Technological advancements have long been viewed as an equalizing force essential to improving the welfare of human society. Recent scholarship has shown, however, that the transformation of assets into capital through legal regimes – including intellectual property – has been a major driver of increasing global inequality, allowing for the accumulation of wealth under modern conditions where the value of capital outstrips the value of labor. This lecture addresses how the international intellectual property (IP) system ensures that the benefits of intellectual assets accrue principally to wealthy and powerful states by excluding forms of creativity and collaboration that subordinate markets and autonomy to communal norms and constraints. The lecture charts the history of technological imperialism, highlights the inequalities—structural, demographic, geographic, and cultural—generated by the modern intellectual property regime, and considers how proposals for doctrinal reform to address IP inequality, without exploring the institutional and technological tradeoffs, fundamentally impede a sustainable conception of IP justice.

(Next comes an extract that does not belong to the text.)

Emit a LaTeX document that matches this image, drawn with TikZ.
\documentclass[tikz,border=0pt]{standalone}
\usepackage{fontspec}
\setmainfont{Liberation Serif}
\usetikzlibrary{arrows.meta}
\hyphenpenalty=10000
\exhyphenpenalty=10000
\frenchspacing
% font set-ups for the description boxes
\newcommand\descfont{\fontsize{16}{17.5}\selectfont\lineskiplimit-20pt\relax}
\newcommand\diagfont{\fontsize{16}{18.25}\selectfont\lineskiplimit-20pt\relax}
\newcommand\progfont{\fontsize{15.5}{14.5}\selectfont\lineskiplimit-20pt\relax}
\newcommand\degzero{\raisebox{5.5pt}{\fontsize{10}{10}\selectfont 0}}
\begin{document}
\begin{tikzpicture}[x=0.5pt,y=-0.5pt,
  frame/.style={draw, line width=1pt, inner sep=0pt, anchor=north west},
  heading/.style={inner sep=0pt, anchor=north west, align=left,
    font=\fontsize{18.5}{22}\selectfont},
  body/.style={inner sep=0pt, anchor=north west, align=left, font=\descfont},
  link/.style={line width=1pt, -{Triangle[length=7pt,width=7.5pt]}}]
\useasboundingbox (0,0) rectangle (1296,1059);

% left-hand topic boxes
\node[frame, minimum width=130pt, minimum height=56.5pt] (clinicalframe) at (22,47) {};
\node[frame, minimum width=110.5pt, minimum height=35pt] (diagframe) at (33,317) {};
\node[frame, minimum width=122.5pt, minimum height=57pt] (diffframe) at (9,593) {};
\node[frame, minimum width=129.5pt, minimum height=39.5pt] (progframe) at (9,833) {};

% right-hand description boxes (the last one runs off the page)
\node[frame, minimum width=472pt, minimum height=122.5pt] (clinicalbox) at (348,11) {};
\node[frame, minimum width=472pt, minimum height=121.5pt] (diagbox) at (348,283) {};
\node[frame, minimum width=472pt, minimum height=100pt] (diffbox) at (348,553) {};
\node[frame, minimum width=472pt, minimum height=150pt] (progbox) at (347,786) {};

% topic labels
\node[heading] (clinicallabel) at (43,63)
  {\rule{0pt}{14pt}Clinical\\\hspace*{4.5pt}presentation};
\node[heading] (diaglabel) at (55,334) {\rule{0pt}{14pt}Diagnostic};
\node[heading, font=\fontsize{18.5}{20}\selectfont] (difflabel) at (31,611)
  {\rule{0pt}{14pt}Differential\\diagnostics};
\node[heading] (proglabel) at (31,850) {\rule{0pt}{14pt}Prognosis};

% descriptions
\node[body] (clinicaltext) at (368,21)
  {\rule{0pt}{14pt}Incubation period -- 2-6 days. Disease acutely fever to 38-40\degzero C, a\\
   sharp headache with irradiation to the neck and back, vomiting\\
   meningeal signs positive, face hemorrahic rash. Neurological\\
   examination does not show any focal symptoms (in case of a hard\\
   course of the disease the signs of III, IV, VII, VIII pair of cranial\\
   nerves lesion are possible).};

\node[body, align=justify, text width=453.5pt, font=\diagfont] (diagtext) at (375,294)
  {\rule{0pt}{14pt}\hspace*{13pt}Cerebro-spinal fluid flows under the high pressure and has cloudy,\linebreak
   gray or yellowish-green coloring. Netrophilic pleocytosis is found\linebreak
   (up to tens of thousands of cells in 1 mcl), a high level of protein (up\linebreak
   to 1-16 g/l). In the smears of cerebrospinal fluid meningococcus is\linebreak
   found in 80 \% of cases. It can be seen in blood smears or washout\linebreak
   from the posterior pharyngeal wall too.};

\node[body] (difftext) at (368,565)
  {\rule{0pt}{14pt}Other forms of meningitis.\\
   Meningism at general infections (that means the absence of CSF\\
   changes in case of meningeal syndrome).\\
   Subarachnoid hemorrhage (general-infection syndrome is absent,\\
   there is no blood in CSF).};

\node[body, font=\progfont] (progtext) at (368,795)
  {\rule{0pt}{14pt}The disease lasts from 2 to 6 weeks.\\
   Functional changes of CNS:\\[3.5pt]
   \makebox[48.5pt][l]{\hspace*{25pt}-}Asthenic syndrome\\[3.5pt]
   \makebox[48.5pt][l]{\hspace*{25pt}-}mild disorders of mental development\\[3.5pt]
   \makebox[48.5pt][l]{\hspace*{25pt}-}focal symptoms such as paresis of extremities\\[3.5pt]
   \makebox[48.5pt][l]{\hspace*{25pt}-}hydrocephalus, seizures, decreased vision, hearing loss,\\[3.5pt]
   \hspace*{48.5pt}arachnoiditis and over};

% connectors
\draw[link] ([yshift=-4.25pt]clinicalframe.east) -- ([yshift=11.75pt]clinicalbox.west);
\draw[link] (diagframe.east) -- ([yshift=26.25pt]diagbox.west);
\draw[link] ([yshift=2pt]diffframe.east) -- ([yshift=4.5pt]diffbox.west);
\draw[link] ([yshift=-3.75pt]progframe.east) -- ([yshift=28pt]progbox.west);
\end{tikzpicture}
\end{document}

Ruth L. Okediji is the Jeremiah Smith Jr. Professor of Law at Harvard Law School and Co-Director of Harvard University’s Berkman Klein Center for Internet & Society. Professor Okediji teaches contracts, international intellectual property (IP), patents, copyright, and courses on Biblical Law. She has held distinguished visiting appointments and taught at many institutions including the University of Toronto Faculty of Law, Emory Law School, Duke University School of Law, the University of Hawai’i School of Law, University of Haifa Law School (Israel), Tel Aviv University (Israel), and the University of Tilburg Law School (Netherlands). She has also held a professorial fellowship at the Thomas More Law School at the Australian Catholic University.

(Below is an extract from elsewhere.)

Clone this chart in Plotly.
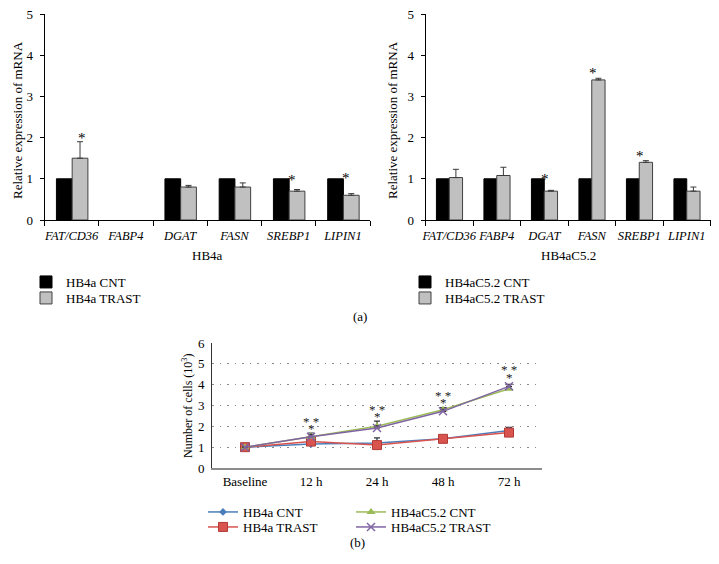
import plotly.graph_objects as go

# The page body has an 8px margin, so the figure is drawn 8px in from the window edge.
WIN_W, WIN_H = 719, 564
OFF = 8
W, H = WIN_W - OFF, WIN_H - OFF

# ---------------- data ----------------
genes = ["FAT/CD36", "FABP4", "DGAT", "FASN", "SREBP1", "LIPIN1"]

hb4a_cnt = [1.0, None, 1.0, 1.0, 1.0, 1.0]
hb4a_trast = [1.5, None, 0.8, 0.8, 0.7, 0.6]
hb4a_trast_err = [0.4, 0, 0.04, 0.1, 0.04, 0.04]

c52_cnt = [1.0, 1.0, 1.0, 1.0, 1.0, 1.0]
c52_trast = [1.03, 1.08, 0.7, 3.4, 1.4, 0.7]
c52_trast_err = [0.2, 0.2, 0.02, 0.04, 0.04, 0.1]

# significance stars (gene, y-level)
hb4a_star_genes = ["FAT/CD36", "SREBP1", "LIPIN1"]
hb4a_star_y = [2.06, 1.05, 1.09]
c52_star_genes = ["DGAT", "FASN", "SREBP1"]
c52_star_y = [1.07, 3.64, 1.63]

times = ["Baseline", "12 h", "24 h", "48 h", "72 h"]
cells_hb4a_cnt = [1.0, 1.15, 1.2, 1.4, 1.8]
cells_hb4a_trast = [1.0, 1.27, 1.1, 1.4, 1.7]
cells_c52_cnt = [1.0, 1.5, 2.0, 2.8, 3.8]
cells_c52_trast = [1.0, 1.5, 1.92, 2.72, 3.92]
err_hb4a_cnt = [0, 0.05, 0.25, 0.15, 0.15]
err_hb4a_trast = [0, 0.05, 0.05, 0.1, 0.1]
err_c52_cnt = [0, 0.18, 0.25, 0.1, 0.1]
err_c52_trast = [0, 0.1, 0.1, 0.1, 0.1]

star_times = ["12 h", "24 h", "48 h", "72 h"]
double_star_y = [2.39, 2.95, 3.64, 4.87]
single_star_y = [2.02, 2.63, 3.27, 4.47]

# ---------------- helpers ----------------
FONT = "Liberation Serif"
def px_x(p):  # window pixel -> paper fraction
    return (p - OFF) / W
def px_y(p):
    return 1 - (p - OFF) / H

fig = go.Figure()

def err(arr):
    return dict(type="data", array=arr, arrayminus=[0] * len(arr), symmetric=False,
                color="#3a3a3a", thickness=1, width=3)

# left bar chart
fig.add_trace(go.Bar(x=genes, y=hb4a_cnt, name="HB4a CNT", xaxis="x", yaxis="y",
                     offset=-0.28, width=0.29,
                     marker=dict(color="black", line=dict(color="black", width=1)),
                     legend="legend"))
fig.add_trace(go.Bar(x=genes, y=hb4a_trast, name="HB4a TRAST", xaxis="x", yaxis="y",
                     offset=0.01, width=0.29,
                     marker=dict(color="#c0c0c0", line=dict(color="#404040", width=1)),
                     error_y=err(hb4a_trast_err), legend="legend2"))
# right bar chart
fig.add_trace(go.Bar(x=genes, y=c52_cnt, name="HB4aC5.2 CNT", xaxis="x2", yaxis="y2",
                     offset=-0.27, width=0.27,
                     marker=dict(color="black", line=dict(color="black", width=1)),
                     legend="legend3"))
fig.add_trace(go.Bar(x=genes, y=c52_trast, name="HB4aC5.2 TRAST", xaxis="x2", yaxis="y2",
                     offset=0.0, width=0.28,
                     marker=dict(color="#c0c0c0", line=dict(color="#404040", width=1)),
                     error_y=err(c52_trast_err), legend="legend4"))

# line chart
line_specs = [
    ("HB4a CNT", cells_hb4a_cnt, err_hb4a_cnt, "#4a7ebb", "diamond", 6, "legend5"),
    ("HB4a TRAST", cells_hb4a_trast, err_hb4a_trast, "#d9534f", "square", 9, "legend6"),
    ("HB4aC5.2 CNT", cells_c52_cnt, err_c52_cnt, "#9bbb59", "triangle-up", 8, "legend7"),
    ("HB4aC5.2 TRAST", cells_c52_trast, err_c52_trast, "#8064a2", "x-thin", 8, "legend8"),
]
for name, ys, e, col, sym, size, lg in line_specs:
    marker = dict(symbol=sym, size=size, color=col)
    if sym == "x-thin":
        marker["line"] = dict(color=col, width=1.5)
    elif sym == "square":
        marker["line"] = dict(color="#b03a36", width=1)
    fig.add_trace(go.Scatter(x=times, y=ys, name=name, mode="lines+markers",
                             xaxis="x3", yaxis="y3",
                             line=dict(color=col, width=1.5), marker=marker,
                             error_y=dict(type="data", array=e, arrayminus=[0] * len(e),
                                          symmetric=False, color="#333333",
                                          thickness=1.2, width=3),
                             legend=lg))

tickfont = dict(family=FONT, size=13, color="black")
bar_x = dict(type="category", tickson="boundaries", ticks="outside", ticklen=5,
             tickcolor="black", showline=True, linecolor="black", linewidth=1,
             range=[-0.5, 5.5], showgrid=False, zeroline=False, tickangle=0,
             automargin=False, ticklabeloverflow="allow", ticklabelstandoff=4,
             tickfont=dict(family=FONT, size=12.5, color="black", style="italic"))
bar_y = dict(range=[0, 5], dtick=1, ticks="outside", ticklen=4, tickcolor="black",
             showline=True, linecolor="black", linewidth=1, showgrid=False,
             zeroline=False, tickfont=tickfont, ticklabelstandoff=4, automargin=False,
             ticklabeloverflow="allow")

annotations = []
for g, yv in zip(hb4a_star_genes, hb4a_star_y):
    annotations.append(dict(x=g, y=yv, xref="x", yref="y", text="*", showarrow=False,
                            xshift=10 if g == "FAT/CD36" else 3, yshift=-3,
                            font=dict(family=FONT, size=15, color="black")))
for g, yv in zip(c52_star_genes, c52_star_y):
    annotations.append(dict(x=g, y=yv, xref="x2", yref="y2", text="*", showarrow=False,
                            xshift=1, yshift=-3,
                            font=dict(family=FONT, size=15, color="black")))
for t, y2, y1 in zip(star_times, double_star_y, single_star_y):
    annotations.append(dict(x=t, y=y2, xref="x3", yref="y3", text="* *", showarrow=False,
                            yshift=-3, font=dict(family=FONT, size=13, color="#222")))
    annotations.append(dict(x=t, y=y1, xref="x3", yref="y3", text="*", showarrow=False,
                            yshift=-3, font=dict(family=FONT, size=13, color="#222")))

def txt(x, y, s, size=13, angle=0):
    return dict(x=px_x(x), y=px_y(y), xref="paper", yref="paper", text=s,
                showarrow=False, textangle=angle, xanchor="center", yanchor="middle",
                font=dict(family=FONT, size=size, color="black"))

annotations += [
    txt(207, 255, "HB4a"),
    txt(568, 255, "HB4aC5.2"),
    txt(18, 120, "Relative expression of mRNA", 13, -90),
    txt(393, 120, "Relative expression of mRNA", 13, -90),
    txt(187, 406, "Number of cells (10<sup>3</sup>)", 12, -90),
    txt(360, 316, "(a)"),
    txt(357, 542, "(b)"),
]

legfont = dict(family=FONT, size=13, color="black")
def leg(x, y):
    return dict(x=px_x(x), y=px_y(y), xanchor="left", yanchor="middle",
                font=legfont, bgcolor="rgba(0,0,0,0)", borderwidth=0,
                tracegroupgap=0, itemwidth=30)

fig.update_layout(
    width=W, height=H,
    margin=dict(l=0, r=0, t=0, b=0, autoexpand=False),
    paper_bgcolor="white", plot_bgcolor="white",
    barmode="overlay",
    font=dict(family=FONT, size=13, color="black"),
    xaxis=dict(domain=[px_x(44.5), px_x(370)], anchor="y", **bar_x),
    yaxis=dict(domain=[px_y(220), px_y(14)], anchor="x", **bar_y),
    xaxis2=dict(domain=[px_x(425.5), px_x(710.5)], anchor="y2", **bar_x),
    yaxis2=dict(domain=[px_y(220), px_y(14)], anchor="x2", **bar_y),
    xaxis3=dict(domain=[px_x(212), px_x(542)], anchor="y3", type="category",
                range=[-0.5, 4.5], showline=True, linecolor="#8c8c8c", linewidth=2,
                ticks="", showgrid=False, zeroline=False, automargin=False,
                tickfont=dict(family=FONT, size=13, color="black")),
    yaxis3=dict(domain=[px_y(468), px_y(343)], anchor="x3", range=[0, 6], dtick=1,
                showline=True, linecolor="#333", linewidth=1, ticks="",
                showgrid=True, gridcolor="#8a8a8a", griddash="1.5px,6px", gridwidth=1.2,
                zeroline=False, ticklabelstandoff=4, automargin=False,
                ticklabeloverflow="allow",
                tickfont=dict(family=FONT, size=13, color="black")),
    legend=leg(26, 282),
    legend2=leg(26, 298),
    legend3=leg(405, 282),
    legend4=leg(405, 298),
    legend5=leg(203, 512),
    legend6=leg(203, 527),
    legend7=leg(351, 512),
    legend8=leg(351, 527),
    annotations=annotations,
    showlegend=True,
)

fig.write_html("out.html")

Professor Okediji’s research and scholarship examine innovation policy, the digital economy, and global knowledge governance. She advises governments and international organizations on a variety of issues at the intersection of IP, international economic law, and human development. She has authored an extensive array of articles, commissioned papers, and book chapters on the relationship between intellectual property, multilateral trade, and human development. She is widely cited for her scholarship on the design and implementation of IP norms in developing and least-developed countries consistent with human welfare goals and work on legal regimes related to Traditional Knowledge. She has served as a policy advisor to many inter-governmental organizations, regional economic communities, and national governments on the formulation of copyright and patent policies in the digital era, and she has advised governments on the design of legal frameworks for Indigenous Peoples’ knowledge.

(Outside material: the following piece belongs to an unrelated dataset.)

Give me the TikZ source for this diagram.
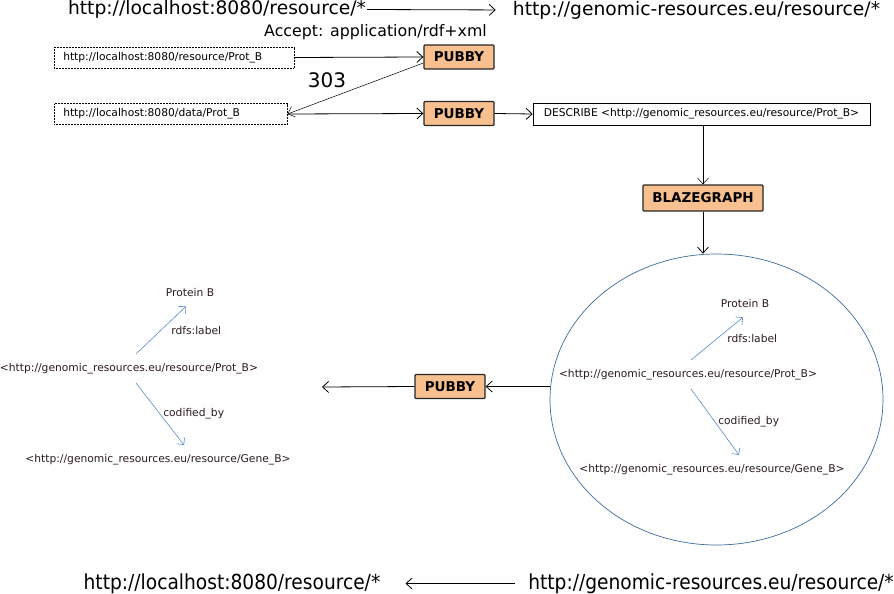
\documentclass[tikz,border=0pt]{standalone}
\usepackage{fontspec}
\setmainfont{DejaVu Sans}
\newfontfamily\condfont{DejaVu Sans Condensed}
\usetikzlibrary{arrows.meta,positioning,shapes.geometric}
\definecolor{pubbyfill}{HTML}{F9C08F}
\definecolor{rdfblue}{HTML}{5A8AC6}
\definecolor{ellblue}{HTML}{3F6A9C}
\definecolor{rdftext}{HTML}{2B1A22}
\tikzset{
 server/.style={draw=black!85,line width=1.3pt,rounded corners=1pt,fill=pubbyfill,
                font=\fontsize{13.5}{15}\selectfont\bfseries,minimum width=70pt,
                minimum height=24pt,inner sep=0pt},
 urlbox/.style={draw,densely dotted,line width=0.5pt,font=\fontsize{10.7}{12}\selectfont,align=left,
                minimum height=21pt,inner xsep=9pt,inner ysep=0pt,anchor=west},
 querybox/.style={draw,line width=0.6pt,font=\fontsize{10.7}{12}\selectfont,
                minimum width=337pt,minimum height=22pt,inner sep=0pt},
 bigurl/.style={font=\fontsize{18.7}{21}\selectfont,inner sep=1pt},
 rdfnode/.style={font=\fontsize{10.7}{12}\selectfont,text=rdftext,inner xsep=1pt,inner ysep=9pt},
 rdflabel/.style={font=\fontsize{10.7}{12}\selectfont,text=rdftext,inner sep=1pt},
 arrow/.style={-{Straight Barb[length=6pt,width=11pt]},line width=0.8pt},
 rdfarrow/.style={-{Straight Barb[length=5pt,width=10pt]},rdfblue,line width=0.6pt},
}

\begin{document}
\begin{tikzpicture}[x=1pt,y=-1pt]
\useasboundingbox (0,0) rectangle (894,594);
% request
\node[bigurl] (toplocal) at (217,9.5) {http://localhost:8080/resource/*};
\node[bigurl] (topgenomic) at (696.5,10) {http://genomic-resources.eu/resource/*};
\node[font=\fontsize{15.8}{18}\selectfont] (accept) at (375.5,32) {Accept: application/rdf+xml};
\draw[arrow] (toplocal.east) -- (topgenomic.west) [shorten >=16pt];

\node[urlbox,text width=222pt] (resurl) at (54,57.5) {http://localhost:8080/resource/Prot\_B};
\node[urlbox,text width=215pt] (dataurl) at (54,114) {http://localhost:8080/data/Prot\_B};
\node[server] (pubby1) at (459,57) {PUBBY};
\node[server] (pubby2) at (459,113.5) {PUBBY};
\node[querybox] (describe) at (701.5,114) {DESCRIBE <http://genomic\_resources.eu/resource/Prot\_B>};
\node[server,minimum width=120pt,minimum height=26pt] (blaze) at (703,198) {BLAZEGRAPH};

\draw[arrow] (resurl.east) -- (pubby1.west);
\draw[-{Straight Barb[length=6pt,width=11pt]},line width=0.5pt] ([yshift=-6pt]pubby1.west) -- (dataurl.east)
  node[pos=0.71,above=10pt,inner sep=1pt,font=\fontsize{20}{22}\selectfont] {303};
\draw[arrow] (dataurl.east) -- (pubby2.west);
\draw[arrow] (pubby2.east) -- (describe.west);
\draw[arrow,line width=0.5pt] (describe.south -| blaze.north) -- (blaze.north);

% triple store result
\node[draw=ellblue,line width=0.7pt,ellipse,minimum width=333pt,minimum height=291pt] (store) at (716.5,399.5) {};
\draw[arrow] (blaze.south) -- (blaze.south |- store.north);

\node[rdfnode] (protin) at (688,374.5) {<http://genomic\_resources.eu/resource/Prot\_B>};
\node[rdfnode] (labelin) at (745,304) {Protein B};
\node[rdfnode] (genein) at (712,469.5) {<http://genomic\_resources.eu/resource/Gene\_B>};
\draw[rdfarrow] ([xshift=3pt]protin.north) -- ([xshift=-2pt]labelin.south)
  node[rdflabel,midway,right=9pt] {rdfs:label};
\draw[rdfarrow] ([xshift=3pt]protin.south) -- ([xshift=27pt]genein.north)
  node[rdflabel,midway,right=2pt] {codified\_by};

% response
\node[server] (pubby3) at (450,386.5) {PUBBY};
\coordinate (client) at (322,387);
\draw[arrow] (pubby3.east -| store.west) -- (pubby3.east);
\draw[arrow] (pubby3.west) -- (client);

\node[rdfnode] (protout) at (129,368.5) {<http://genomic\_resources.eu/resource/Prot\_B>};
\node[rdfnode] (labelout) at (190,293) {Protein B};
\node[rdfnode] (geneout) at (158,459.5) {<http://genomic\_resources.eu/resource/Gene\_B>};
\draw[rdfarrow] ([xshift=7pt]protout.north) -- ([xshift=-4pt]labelout.south)
  node[rdflabel,midway,right=9pt] {rdfs:label};
\draw[rdfarrow] ([xshift=7pt]protout.south) -- ([xshift=26pt]geneout.north)
  node[rdflabel,midway,right=2pt] {codified\_by};

% rewriting
\node[bigurl,font=\condfont\fontsize{20.7}{23}\selectfont] (botlocal) at (232,583.5) {http://localhost:8080/resource/*};
\node[bigurl,font=\condfont\fontsize{20.7}{23}\selectfont] (botgenomic) at (711,583.5) {http://genomic-resources.eu/resource/*};
\draw[arrow] (botgenomic.west) -- (botlocal.east) [shorten <=12pt,shorten >=24pt];
\end{tikzpicture}
\end{document}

Professor Okediji was a member of the United Nations High-Level Panel on Access to Medicines and served as lead expert and negotiator for the WIPO Marrakesh Treaty to Facilitate Access to Published Works. She was a member of the U.S. National Academies Board on Science, Technology and Policy Committee on the Impact of Copyright Policy on Innovation in the Digital Era, and in 2021 she completed service as Co-Chair of the National Academies Board on Science, Technology, and Economic Policy Committee on Advancing Commercialization from the Federal Laboratories.
Over the course of her career, Professor Okediji has received many awards and distinctions for teaching, advising, and mentoring. These include Professor Most Likely To Go Beyond the Call of Duty, the Regents Superior Teaching Award, the Student Bar Association’s Outstanding Professor Award, and a two-time recipient of the Harvard Law School’s Women’s Law Association Shatter the Ceiling Award. She was also twice named an honoree of International Women’s Law Day.
Professor Okediji has been named one of the 50 most influential figures in IP by Managing IP and received the 2019 Public Knowledge IP3 Award. Her latest book, Traditional Knowledge and Modern Justice, is forthcoming in 2023.
The ‘Or ‘Emet Lecture is presented annually by Osgoode’s Jack & Mae Nathanson Centre on Transnational Human Rights, Crime and Security, with the assistance of the ‘Or ‘Emet Fund. The Fund, which was established in 1976, seeks to promote through public discussion, research and scholarly writing, public and professional appreciation of the significance of religion, ethics, culture and history in the development of the legal system. ‘Or ‘Emet means “the light of truth.”